Ancora prima a perdere la vita era stato don Andrea Santoro, sacerdote fidei donum (in missione), ucciso in chiesa a Trebisonda nel 2006. Era però un’altra stagione, quella in cui lo stesso Erdoğan cercava la strada per entrare in Europa, ma l’Unione europea non seppe o non volle perseguire quel tentativo fino in fondo, lasciando che il gigante turco scegliesse la strada dell’oriente e del nazionalismo. Non solo: l’Europa ha poi utilizzato la Turchia per frenare il flusso di migranti provenienti dal conflitto siriano, il che ha dato ancora più potere contrattuale – o di ricatto – a Erdoğan.
Il presidente turco, oltre a restringere gli spazi di democrazia nel suo paese, da tempo cerca di far leva su una sorta di nazionalismo islamico con ambizioni geopolitiche più ampie. “La messa in scena organizzata venerdì 24 luglio, con la prima grande preghiera islamica all’interno della celebre basilica di Santa Sofia a Istanbul, trasformata in moschea, non ha nulla di casuale”, si legge in un editoriale del quotidiano francese Le Monde. “Questa data corrisponde al 97° anniversario della firma del trattato di Losanna che ha tracciato le frontiere della Turchia attuale. Quella che Erdoğan sogna di ridisegnare”. La religione diventa così un collante ideologico e uno strumento di potere al servizio dei propri obiettivi e scopi.
Sul fronte opposto si collocava il documento sulla fratellanza umana sottoscritto nel 2019 ad Abu Dhabi da papa Francesco e dal grande imam di Al Azhar, l’egiziano Ahmed al Tayyeb.

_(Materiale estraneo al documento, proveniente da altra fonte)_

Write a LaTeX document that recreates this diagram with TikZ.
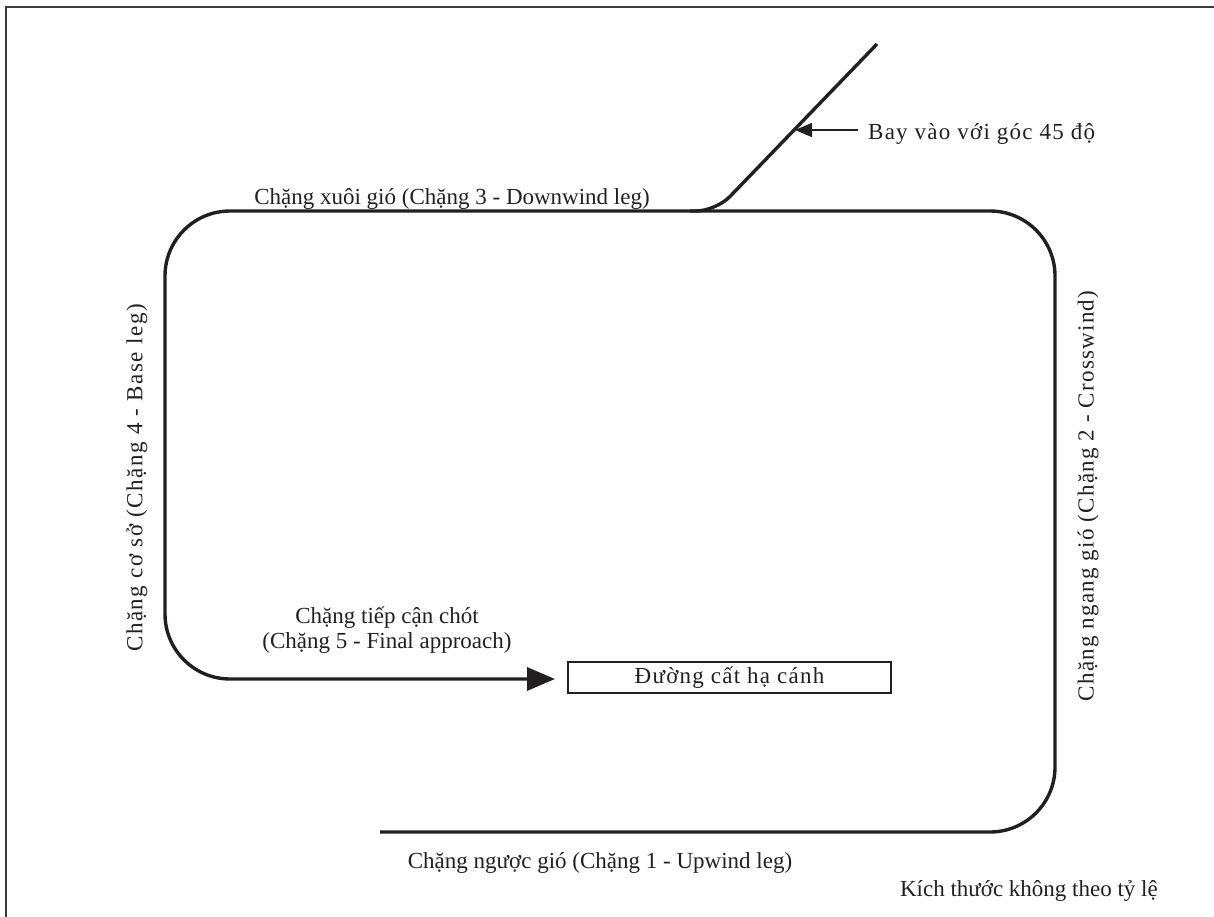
\documentclass[tikz,border=0pt]{standalone}
\usepackage{fontspec}
\setmainfont{Liberation Serif}
\newfontfamily\spacedfont[LetterSpace=5.4]{Liberation Serif}
\newfontfamily\widefont[LetterSpace=6.6]{Liberation Serif}
\usetikzlibrary{arrows.meta}
\definecolor{ink}{HTML}{231F20}
\definecolor{framec}{HTML}{3C3C3C}
\begin{document}
\begin{tikzpicture}[x=1pt,y=-1pt,
  lbl/.style={font=\fontsize{23}{28}\selectfont, text=ink, inner sep=0pt},
  slbl/.style={font=\spacedfont\fontsize{23}{28}\selectfont, text=ink, inner sep=0pt},
  wlbl/.style={font=\widefont\fontsize{23}{28}\selectfont, text=ink, inner sep=0pt},
  leg/.style={draw=ink, line width=3.4pt, line join=round},
  runwaybox/.style={draw=ink, line width=2.2pt, minimum width=323pt, minimum height=31pt, inner sep=0pt},
  pointer/.style={draw=ink, line width=1.5pt, -{Triangle[length=17pt,width=14pt]}},
]
\useasboundingbox (0,0) rectangle (1214,917);
% frame
\draw[framec, line width=2pt] (6,917) -- (6,7) -- (1214,7);

% runway
\node[runwaybox, slbl] (runway) at (729.5,677.5) {Đường cất hạ cánh};

% traffic pattern
\coordinate (p0) at (380,832);
\coordinate (c1) at (1055,832);
\coordinate (c2) at (1055,211);
\coordinate (c3) at (165,211);
\coordinate (c4) at (165,679);
\coordinate (tip) at (555,679);
\draw[leg, rounded corners=65, -{Triangle[length=28pt,width=23pt]}]
  (p0) -- (c1) -- (c2) -- (c3) -- (c4) -- (tip);

% 45 degree entry
\coordinate (e0) at (877,44);
\coordinate (e1) at (716,211);
\coordinate (e2) at (690,211);
\draw[leg, rounded corners=20] (e0) -- (e1) -- (e2);

% labels
\node[slbl, anchor=base west] (bay) at (868,140) {Bay vào với góc 45 độ};
\coordinate (hit) at (795,130);
\draw[pointer] ([xshift=-10pt]bay.west |- hit) -- (hit);

\node[lbl, anchor=base] (dw) at (452,205) {Chặng xuôi gió (Chặng 3 - Downwind leg)};
\node[lbl, anchor=base] (fa1) at (387,623) {Chặng tiếp cận chót};
\node[lbl, anchor=base] (fa2) at (387,648) {(Chặng 5 - Final approach)};
\node[lbl, anchor=base] (uw) at (600,868) {Chặng ngược gió (Chặng 1 - Upwind leg)};
\node[lbl, anchor=base east] (note) at (1158,896) {Kích thước không theo tỷ lệ};
\node[wlbl, rotate=90] (base) at (137,478) {Chặng cơ sở (Chặng 4 - Base leg)};
\node[slbl, rotate=90] (cross) at (1088,496) {Chặng ngang gió (Chặng 2 - Crosswind)};
\end{tikzpicture}
\end{document}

Nel testo si affermava che “il rapporto tra occidente e oriente è un’indiscutibile reciproca necessità, che non può essere sostituita e nemmeno trascurata, affinché entrambi possano arricchirsi a vicenda della civiltà dell’altro, attraverso lo scambio e il dialogo delle culture”.
“L’occidente”, proseguiva il testo, “potrebbe trovare nella civiltà dell’oriente rimedi per alcune sue malattie spirituali e religiose causate dal dominio del materialismo. E l’oriente potrebbe trovare nella civiltà dell’occidente tanti elementi che possono aiutarlo a salvarsi dalla debolezza, dalla divisione, dal conflitto e dal declino scientifico, tecnico e culturale”. Per questo “è importante prestare attenzione alle differenze religiose, culturali e storiche che sono una componente essenziale nella formazione della personalità, della cultura e della civiltà orientale; ed è importante consolidare i diritti umani generali e comuni, per contribuire a garantire una vita dignitosa per tutti gli uomini in oriente e in occidente, evitando l’uso della politica della doppia misura”.
La mossa di Erdoğan a Santa Sofia ha dunque più piani di lettura. Di sicuro punta a smantellare il dialogo portato avanti da leader religiosi e da donne e uomini di buona volontà che prosegue fra conflitti, terrorismi e fondamentalismi. Nonostante tutto, e a dispetto di violenze e avversità.